There was one about the city of Cleveland trying to make a fun, fun name for itself by releasing 1.5 million little balloons filled with helium for a Guinness Book record. It did not turn out well. Another was about icebergs, and it was stunning and made me want to run off to Newfoundland immediately. Then the one about clearing out a family home after the parents' deaths. Beautifully done, with still photos and background chatter. The Q&A really tied it all together for me, and now I want to watch it again!
The last two were more unsettling, for sure. One revolved around a phone conversation between a trans woman and an ex-Marine. Again, I learned so much in the chat with the director afterwards that I have to see it again. This one was an MFA project, wow.
The last was about the magnificent obsession of wanting human blood. Yes. Creepy and with bits where I closed my eyes!
I love seeing shorts and wish these little movies were shown in front of features more often. It's funny why they get made the way they do: the iceberg guys said they would gladly have made a longer movie but for the funding; the house-clearing movie started just as a photographic record as the family worked on the job, and the idea of a movie came later.
That evening... was it Tuesday?... I saw Give Me Future, starring my favourite city of Havana! A band I know nothing about, Major Lazer, decided to go to Havana, and played a concert right here on the Malecón.
Thousands and thousands of people came. I don't much care for the electronic music and they guys in the band weren't that interesting to me, but the story was good and the visuals were a treat.
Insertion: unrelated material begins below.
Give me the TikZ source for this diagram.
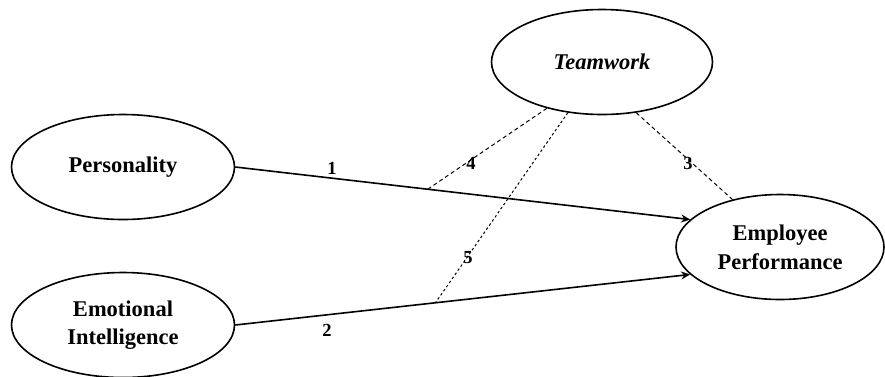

That movie started at 9:45 pm and I was up and at the theatre again at 8:45 the next morning. Quite a big day at Docs for Schools, with two people doing their best to save the world.
Bill Nye: Science Guy shows everybody's favourite science teacher in his retirement from TV. He no longer teaches basic science ideas to kids in a fun and wacky way, but he is taking on creationists and climate-change deniers. I knew about him and his show, but I am a bit old to have been a real fan, and I imagine his heyday was somewhere in the decades when I didn't have a TV. His projects now include things like the Planetary Society and, unfortunately, debating lunkheads like people who think that there were dinosaurs on the ark 6,000 years ago. The kids loved him. I loved him, too, but my excitement faded when I watched the second movie of the day.
Joshua: Teenager vs Superpower shows us Joshua Wong, a kid just now in university, who has also been trying to save the world for several years. He started out protesting Beijing-imposed education curricula in Hong Kong, and moved on to work with Occupy to work for democratic reforms. Those Hong Kong protests were short-lived and little covered here, as I recall, but the photos of the thousands of protesters were amazing. Joshua and some others went on hunger strike, were arrested, and keep on working towards the goal of democratic freedoms in Hong Kong. This one was picked up by Netflix at Sundance, so you can see it yourselves shortly.
Today, I have a lunch date and then two movies in the afternoon and evening. There's even time in between, I think, to come home and cook a chicken so my family don't think I am ignoring them.